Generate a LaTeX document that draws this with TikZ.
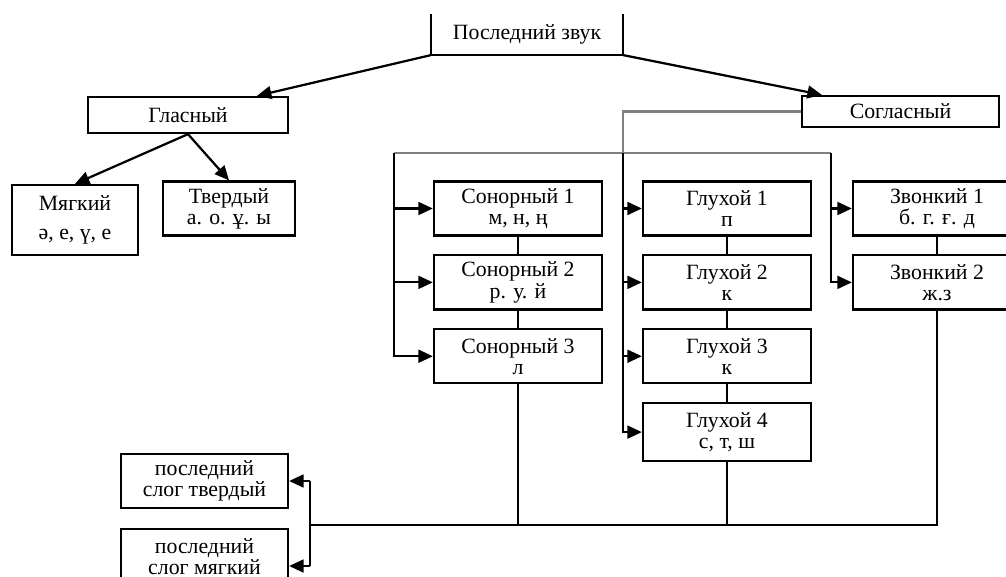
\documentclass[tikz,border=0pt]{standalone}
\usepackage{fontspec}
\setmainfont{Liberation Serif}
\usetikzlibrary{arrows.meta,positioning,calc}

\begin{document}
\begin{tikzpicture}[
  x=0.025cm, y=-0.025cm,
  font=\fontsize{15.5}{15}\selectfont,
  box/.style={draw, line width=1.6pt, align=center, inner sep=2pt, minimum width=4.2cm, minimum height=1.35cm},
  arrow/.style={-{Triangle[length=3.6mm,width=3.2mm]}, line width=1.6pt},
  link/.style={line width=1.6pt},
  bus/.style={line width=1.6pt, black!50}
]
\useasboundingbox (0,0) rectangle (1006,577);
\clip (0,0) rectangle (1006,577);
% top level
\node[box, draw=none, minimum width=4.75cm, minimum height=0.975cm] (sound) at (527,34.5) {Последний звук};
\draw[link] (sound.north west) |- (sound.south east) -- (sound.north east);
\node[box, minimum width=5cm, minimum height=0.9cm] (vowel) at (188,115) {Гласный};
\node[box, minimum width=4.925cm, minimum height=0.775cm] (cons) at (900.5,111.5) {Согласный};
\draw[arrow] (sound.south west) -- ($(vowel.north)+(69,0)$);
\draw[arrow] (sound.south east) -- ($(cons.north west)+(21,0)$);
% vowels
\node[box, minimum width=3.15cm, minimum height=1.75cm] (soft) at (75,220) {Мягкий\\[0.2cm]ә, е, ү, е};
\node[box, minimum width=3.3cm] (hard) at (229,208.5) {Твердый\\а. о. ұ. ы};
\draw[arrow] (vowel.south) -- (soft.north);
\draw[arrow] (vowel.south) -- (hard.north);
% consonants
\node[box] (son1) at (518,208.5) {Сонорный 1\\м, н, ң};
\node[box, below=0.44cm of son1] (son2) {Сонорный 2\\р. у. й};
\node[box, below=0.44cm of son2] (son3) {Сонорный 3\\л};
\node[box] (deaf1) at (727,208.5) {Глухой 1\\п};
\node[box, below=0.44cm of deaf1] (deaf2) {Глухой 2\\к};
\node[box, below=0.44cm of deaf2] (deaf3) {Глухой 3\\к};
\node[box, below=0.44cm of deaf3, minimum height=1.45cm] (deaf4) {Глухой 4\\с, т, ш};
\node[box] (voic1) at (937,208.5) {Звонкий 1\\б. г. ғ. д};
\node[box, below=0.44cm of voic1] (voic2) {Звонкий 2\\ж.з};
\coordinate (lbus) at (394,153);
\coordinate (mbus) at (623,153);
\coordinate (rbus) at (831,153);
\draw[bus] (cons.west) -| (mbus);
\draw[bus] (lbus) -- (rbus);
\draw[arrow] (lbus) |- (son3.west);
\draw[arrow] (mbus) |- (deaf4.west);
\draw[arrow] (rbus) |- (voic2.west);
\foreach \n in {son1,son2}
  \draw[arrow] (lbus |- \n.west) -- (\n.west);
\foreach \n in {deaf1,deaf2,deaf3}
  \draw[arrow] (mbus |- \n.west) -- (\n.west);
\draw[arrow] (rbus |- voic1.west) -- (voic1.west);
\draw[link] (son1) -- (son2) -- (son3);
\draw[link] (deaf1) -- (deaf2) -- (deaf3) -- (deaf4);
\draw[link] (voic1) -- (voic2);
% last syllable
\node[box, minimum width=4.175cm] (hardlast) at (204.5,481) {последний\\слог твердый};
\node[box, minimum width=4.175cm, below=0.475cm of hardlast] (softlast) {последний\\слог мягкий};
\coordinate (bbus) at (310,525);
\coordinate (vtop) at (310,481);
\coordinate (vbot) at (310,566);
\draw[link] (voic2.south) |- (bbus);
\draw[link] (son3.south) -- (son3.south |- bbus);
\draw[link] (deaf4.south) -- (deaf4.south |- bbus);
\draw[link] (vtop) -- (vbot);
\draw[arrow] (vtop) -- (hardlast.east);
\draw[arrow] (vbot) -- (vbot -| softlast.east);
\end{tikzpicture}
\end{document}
◆ ◆ ◆ ◆ ◆
### EXERCISE OBJECTIVE
Reproduce all of the data exactly; the pictures do not belong in the copy.

### THE COMPLETED TASK
Generate a LaTeX document that draws this with TikZ.
\documentclass[tikz,border=0pt]{standalone}
\usepackage{fontspec}
\setmainfont{Liberation Serif}
\usetikzlibrary{arrows.meta,positioning,calc}

\begin{document}
\begin{tikzpicture}[
  x=0.025cm, y=-0.025cm,
  font=\fontsize{15.5}{15}\selectfont,
  box/.style={draw, line width=1.6pt, align=center, inner sep=2pt, minimum width=4.2cm, minimum height=1.35cm},
  arrow/.style={-{Triangle[length=3.6mm,width=3.2mm]}, line width=1.6pt},
  link/.style={line width=1.6pt},
  bus/.style={line width=1.6pt, black!50}
]
\useasboundingbox (0,0) rectangle (1006,577);
\clip (0,0) rectangle (1006,577);
% top level
\node[box, draw=none, minimum width=4.75cm, minimum height=0.975cm] (sound) at (527,34.5) {Последний звук};
\draw[link] (sound.north west) |- (sound.south east) -- (sound.north east);
\node[box, minimum width=5cm, minimum height=0.9cm] (vowel) at (188,115) {Гласный};
\node[box, minimum width=4.925cm, minimum height=0.775cm] (cons) at (900.5,111.5) {Согласный};
\draw[arrow] (sound.south west) -- ($(vowel.north)+(69,0)$);
\draw[arrow] (sound.south east) -- ($(cons.north west)+(21,0)$);
% vowels
\node[box, minimum width=3.15cm, minimum height=1.75cm] (soft) at (75,220) {Мягкий\\[0.2cm]ә, е, ү, е};
\node[box, minimum width=3.3cm] (hard) at (229,208.5) {Твердый\\а. о. ұ. ы};
\draw[arrow] (vowel.south) -- (soft.north);
\draw[arrow] (vowel.south) -- (hard.north);
% consonants
\node[box] (son1) at (518,208.5) {Сонорный 1\\м, н, ң};
\node[box, below=0.44cm of son1] (son2) {Сонорный 2\\р. у. й};
\node[box, below=0.44cm of son2] (son3) {Сонорный 3\\л};
\node[box] (deaf1) at (727,208.5) {Глухой 1\\п};
\node[box, below=0.44cm of deaf1] (deaf2) {Глухой 2\\к};
\node[box, below=0.44cm of deaf2] (deaf3) {Глухой 3\\к};
\node[box, below=0.44cm of deaf3, minimum height=1.45cm] (deaf4) {Глухой 4\\с, т, ш};
\node[box] (voic1) at (937,208.5) {Звонкий 1\\б. г. ғ. д};
\node[box, below=0.44cm of voic1] (voic2) {Звонкий 2\\ж.з};
\coordinate (lbus) at (394,153);
\coordinate (mbus) at (623,153);
\coordinate (rbus) at (831,153);
\draw[bus] (cons.west) -| (mbus);
\draw[bus] (lbus) -- (rbus);
\draw[arrow] (lbus) |- (son3.west);
\draw[arrow] (mbus) |- (deaf4.west);
\draw[arrow] (rbus) |- (voic2.west);
\foreach \n in {son1,son2}
  \draw[arrow] (lbus |- \n.west) -- (\n.west);
\foreach \n in {deaf1,deaf2,deaf3}
  \draw[arrow] (mbus |- \n.west) -- (\n.west);
\draw[arrow] (rbus |- voic1.west) -- (voic1.west);
\draw[link] (son1) -- (son2) -- (son3);
\draw[link] (deaf1) -- (deaf2) -- (deaf3) -- (deaf4);
\draw[link] (voic1) -- (voic2);
% last syllable
\node[box, minimum width=4.175cm] (hardlast) at (204.5,481) {последний\\слог твердый};
\node[box, minimum width=4.175cm, below=0.475cm of hardlast] (softlast) {последний\\слог мягкий};
\coordinate (bbus) at (310,525);
\coordinate (vtop) at (310,481);
\coordinate (vbot) at (310,566);
\draw[link] (voic2.south) |- (bbus);
\draw[link] (son3.south) -- (son3.south |- bbus);
\draw[link] (deaf4.south) -- (deaf4.south |- bbus);
\draw[link] (vtop) -- (vbot);
\draw[arrow] (vtop) -- (hardlast.east);
\draw[arrow] (vbot) -- (vbot -| softlast.east);
\end{tikzpicture}
\end{document}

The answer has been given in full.